Re: Here I go again!! 1995 Sea Ray 220 Signature Deck and Stringer Restoration

Wilh all the glass and resin weight you are adding do you think it will float? May have to give up the ski locker to fill with foam to add the extra flotation. Ha! Ha! Seriously you are doing a great job and sevice to us Noobies that need all the help we can get. I like your teaching approach solisitating inputs as you go.

I watched you take your clogged shop vac apart and find the filter was copletedly clogged. That cuts the air flow down and thus you are not as efficient with the vac as you were when you first turned on the vac, Better suction means better pickup of the fine dust, Of course the time opening the vac and cleaning it and possible filter replacement cost becomes signigicant over a whole project.

Last year a manufacturer of wood shop dust collection systems came out with a system geared to the small shops using shop vacs what they call Dust Deputy. The most effective way to separate dust and debris is to pass it through a cyclone dust collector. My first has really worked well, worked like snot on glass. I have demonstrated it to my neighbors and they were wowed. One of my restore pictures had my Dust Deputy shown in the background, I received my second one Thrusday. Onieda recommended putting 2 in series to help separarate the finer sanding dust from fine dust projects. Seems like this is the system we need. My first one last year cost $59 + 12 +for shipping.Last week there is a sale for $39.00. Then it takes a home depot bucket, I stacked the top bucket into a bottom one that I weighted wth bricks in the bottom to keep the small stack stable. I need to go ahead and put the series configuration together and test it .

P5020005.jpg
:redface:

One last idea i'd like to pass on concerning how you form passages to bring the water out to the bildge. I acquired an electrician's drill for drilling down through plates in finished wall. For that prupose it works great, I took one that i alrady had and it drilled through the foam like butter. I is about 3 1/2 feet long with a 3/4 inch drill bit on the end. It is very flexible and I was able to more or less guide it along the corner between the hull and the stringers. Drying a varible drill at slowest speed is the safest way. Cut throug like butter and left a nice round hole. The debris is pulled out by working the bit back and forth. I feel that there is little risk to the joint between the hull and stringers. Of course it does leave the top foam cells damaged around the and the will problably hold a small amount of water.
P5040008-1.jpg


This shows the flexibility of the shaft.

P5040007-1.jpg

This the working end of drill. Overall length is 53 1/2 and the working drill bit is about 5 1/2 inches x 3/4".

P5040011.jpg

The drill was in tight quarters so I had to angle it into the intersections of the hull and the stringers.

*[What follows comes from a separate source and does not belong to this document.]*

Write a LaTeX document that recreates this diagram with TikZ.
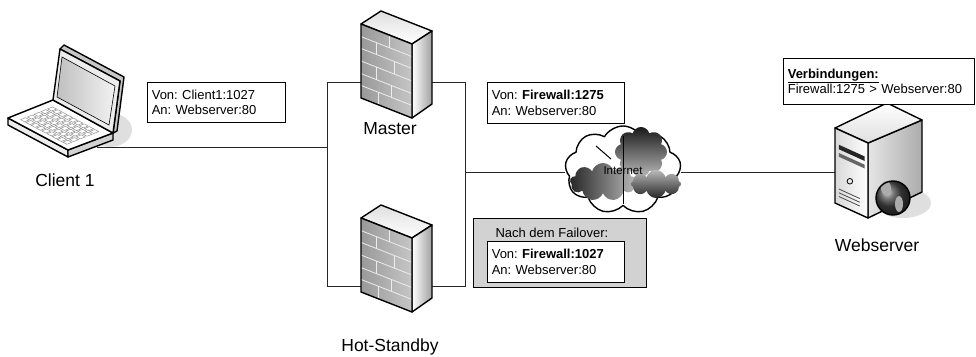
\documentclass[tikz,border=0pt]{standalone}
\usepackage{fontspec}
\setmainfont{Liberation Sans}
\usetikzlibrary{shapes.symbols}

\tikzset{
  outline/.style={draw=black, line width=1.4pt, line join=round},
  wire/.style={draw=black!85, line width=0.8pt},
  infobox/.style={draw=black, line width=0.6pt, fill=white, anchor=north west,
    align=left, inner sep=4.5pt, font=\fontsize{13}{15.5}\selectfont},
  devlabel/.style={anchor=base, font=\fontsize{17.5}{21}\selectfont},
}

\begin{document}
\frenchspacing
\begin{tikzpicture}[x=1pt, y=-1pt]
    \fill[white] (0,0) rectangle (976,356);
    \useasboundingbox (0,0) rectangle (976,356);

    % Connection points
    \coordinate (laptop-port) at (97,147);
    \coordinate (lb-mid) at (327,147);
    \coordinate (lb-bot) at (327,286);
    \coordinate (rb-mid) at (465,172);
    \coordinate (rb-bot) at (465,286);
    \coordinate (fw-master-w) at (362,82);
    \coordinate (fw-master-e) at (431,82);
    \coordinate (fw-standby-w) at (362,286);
    \coordinate (fw-standby-e) at (431,286);
    \coordinate (server-port) at (836,172);

    % Internet cloud
    \node[cloud, cloud puffs=9, cloud puff arc=120, aspect=1.35, outline,
          fill=white, minimum width=116pt, minimum height=88pt] (internet) at (623,170) {};

    % Wiring
    \draw[wire] (laptop-port) -- (lb-mid);
    \draw[wire] (fw-master-w) -| (lb-bot) -- (fw-standby-w);
    \draw[wire] (fw-master-e) -| (rb-bot) -- (fw-standby-e);
    \draw[wire] (rb-mid) -- (internet.west |- rb-mid);
    \draw[wire] (internet.east |- server-port) -- (server-port);

    % dark puffs inside the cloud
    \node[cloud, cloud puffs=8, aspect=1, minimum width=52pt, minimum height=50pt,
          top color=black!90, bottom color=gray!55] (puff-a) at (641,152) {};
    \node[cloud, cloud puffs=9, aspect=1.8, minimum width=66pt, minimum height=38pt,
          left color=black!85, right color=gray!55] (puff-b) at (603,182) {};
    \node[cloud, cloud puffs=8, aspect=1.8, minimum width=50pt, minimum height=28pt,
          top color=gray!55, bottom color=black!85] (puff-c) at (656,184) {};
    \draw[line width=1pt] (623,136) -- (623,204);
    \draw[line width=1pt] (596,146) -- (611,159);
    \node[font=\fontsize{11.5}{13}\selectfont] (internet-label) at (623,171) {Internet};

    % Laptop
    \fill[gray!25] (110,130) ellipse (22 and 17);
    \draw[outline, fill=gray!15] (8,118) -- (68,150) -- (68,157) -- (8,125) -- cycle;
    \draw[outline, fill=gray!35] (68,150) -- (113,133) -- (113,140) -- (68,157) -- cycle;
    \draw[outline, fill=white] (8,118) -- (53,100) -- (113,133) -- (68,150) -- cycle;
    \begin{scope}[shift={(8,118)}, x={(60pt,-32pt)}, y={(45pt,18pt)}]
      \foreach \i in {0,...,8}
        \foreach \j in {0,...,4}
          \draw[gray!85, line width=0.5pt] (0.12+0.088*\i,0.12+0.15*\j) -- ++(0.066,0)
            -- ++(0,0.11) -- ++(-0.066,0) -- cycle;
    \end{scope}
    \draw[outline, fill=gray!45] (60,49) -- (64,45) -- (124,77) -- (117,131)
      -- (113,133) -- (120,81) -- cycle;
    \draw[outline, fill=gray!15] (53,100) -- (60,49) -- (120,81) -- (113,133) -- cycle;
    \shade[left color=gray!50, right color=gray!10, draw=black, line width=0.6pt]
      (62,57) -- (115,86) -- (109,125) -- (57,97) -- cycle;
    \node[devlabel] (client-label) at (65,186) {Client 1};

    % Firewall blocks
    \foreach \dy in {0,194} {
      \begin{scope}[shift={(0,\dy)}]
        \shadedraw[outline, top color=gray!25, bottom color=white]
          (361,24) -- (381,11) -- (432,31) -- (412,44) -- cycle;
        \shadedraw[outline, left color=white, right color=gray!75]
          (412,44) -- (432,31) -- (432,104) -- (412,118) -- cycle;
        \shade[left color=gray!80, right color=gray!45]
          (361,24) -- (412,44) -- (412,118) -- (361,98) -- cycle;
        % bricks
        \begin{scope}[shift={(361,24)}, x={(51pt,-20pt)}, y={(0pt,-74pt)}]
          \foreach \v in {0.17,0.33,0.5,0.67,0.83}
            \draw[white!85!gray, line width=0.8pt] (0,\v) -- (1,\v);
          \foreach \va/\vb/\u in {0/0.17/0.55, 0.17/0.33/0.3, 0.33/0.5/0.65,
                                  0.5/0.67/0.3, 0.67/0.83/0.6, 0.83/1/0.35}
            \draw[white!85!gray, line width=0.8pt] (\u,\va) -- (\u,\vb);
        \end{scope}
        \draw[outline] (361,24) -- (412,44) -- (412,118) -- (361,98) -- cycle;
      \end{scope}
    }
    \node[devlabel] (master) at (390,134) {Master};
    \node[devlabel] (standby) at (390,351) {Hot-Standby};

    % Webserver
    \fill[gray!25] (903,203) ellipse (28 and 15);
    \shadedraw[outline, left color=gray!20, right color=gray!65]
      (868,143) -- (922,120) -- (922,192) -- (868,218) -- cycle;
    \shadedraw[outline, top color=white, bottom color=gray!25]
      (835,128) -- (887,103) -- (922,120) -- (868,143) -- cycle;
    \shadedraw[outline, left color=gray!30, right color=white]
      (835,128) -- (868,143) -- (868,218) -- (835,203) -- cycle;
    \begin{scope}[shift={(835,128)}, x={(33pt,-15pt)}, y={(0pt,-75pt)}]
      \fill[black!85] (0.12,0.2) -- (0.9,0.2) -- (0.9,0.26) -- (0.12,0.26) -- cycle;
      \fill[black!60] (0.12,0.31) -- (0.9,0.31) -- (0.9,0.36) -- (0.12,0.36) -- cycle;
      \draw[line width=0.8pt] (0.45,0.62) circle (2.8pt);
      \foreach \v in {0.79,0.84,0.89}
        \draw[black!70, line width=0.8pt] (0.12,\v) -- (0.75,\v);
    \end{scope}
    \shade[ball color=gray!55!black] (893,198) circle (17pt);
    \fill[gray!65] (886,188) ellipse (5 and 7);
    \fill[gray!65] (899,204) ellipse (4 and 8);
    \draw[outline] (893,198) circle (17pt);
    \node[devlabel] (server-label) at (877,251) {Webserver};

    % Address boxes
    \node[infobox, text width=129pt, minimum height=40pt] (client-box) at (147,82)
      {Von: Client1:1027\\An: Webserver:80};
    \node[infobox, text width=128pt, minimum height=41pt] (nat-box) at (487,82)
      {Von: \textbf{Firewall:1275}\\An: Webserver:80};
    \node[draw=black, line width=0.6pt, fill=gray!35, anchor=north west,
          minimum width=173pt, minimum height=69pt] (failover) at (473,218) {};
    \node[anchor=base west, font=\fontsize{13}{15.5}\selectfont] (failover-title)
      at (492,237) {Nach dem Failover:};
    \node[infobox, text width=128pt, minimum height=41pt] (failover-box) at (487,241)
      {Von: \textbf{Firewall:1027}\\An: Webserver:80};
    \node[infobox, text width=182pt, minimum height=46pt] (conn-box) at (783,58)
      {\underline{\textbf{Verbindungen:}}\\Firewall:1275 > Webserver:80};
\end{tikzpicture}
\end{document}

I know I didn't have a fillet formed by peanutbutter so there was no smooth transition to guide the drill. I just flexed it as it got in to make the hole follow the corner formed by the stringer. The hole was round and there didn't seem to any drag or grabbing of the bit. I ran the drill on real slow speed and it still cut my foam like butter. Also if you need shorter sharts you could cut the sfat to what ever size you need. Also can add short extensions to make the shaft longer.

P5040013.jpg


This shows the hole drilled along the stringer/hull intersection.

If this works it would be a lot simpler that all the other approaches, swim noodles. PVC pipe and baloons. Good luck on what ever approach you choose.